Administration in geriatrics differs from the administration of hydroxyzine in younger patients; according to the FDA, there have not been significant studies made (2004), which include population groups over 65, which provide a distinction between elderly aged patients and other younger groups. Hydroxyzine should be administered carefully in the elderly with consideration given to possible reduced elimination.

==Chemistry==
Hydroxyzine is a member of the diphenylmethylpiperazine class of antihistamines.

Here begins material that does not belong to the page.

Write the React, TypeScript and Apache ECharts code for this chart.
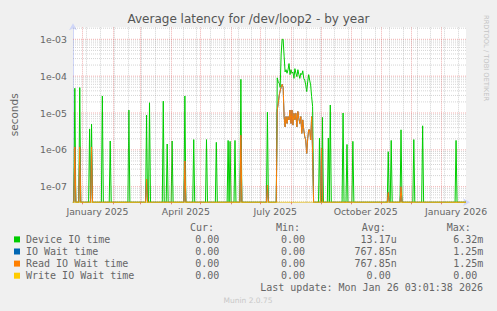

Hydroxyzine is supplied mainly as a dihydrochloride salt (hydroxyzine hydrochloride) but also to a lesser extent as an embonate salt (hydroxyzine pamoate). The molecular weights of hydroxyzine, hydroxyzine dihydrochloride, and hydroxyzine pamoate are 374.9 g/mol, 447.8 g/mol, and 763.3 g/mol, respectively. Due to their differences in molecular weight, 1 mg hydroxyzine dihydrochloride is equivalent to about 1.7 mg hydroxyzine pamoate.

===Analogues===
Analogues of hydroxyzine include buclizine, cetirizine, cinnarizine, cyclizine, etodroxizine, meclizine, and pipoxizine among others.

==Society and culture==

===Brand names===

Hydroxyzine preparations require a doctor's prescription. The drug is available in two formulations, the pamoate and the dihydrochloride or hydrochloride salts. Vistaril, Equipose, Masmoran, and Paxistil are preparations of the pamoate salt, while Atarax, Alamon, Aterax, Durrax, Tran-Q, Orgatrax, Quiess, and Tranquizine are of the hydrochloride salt.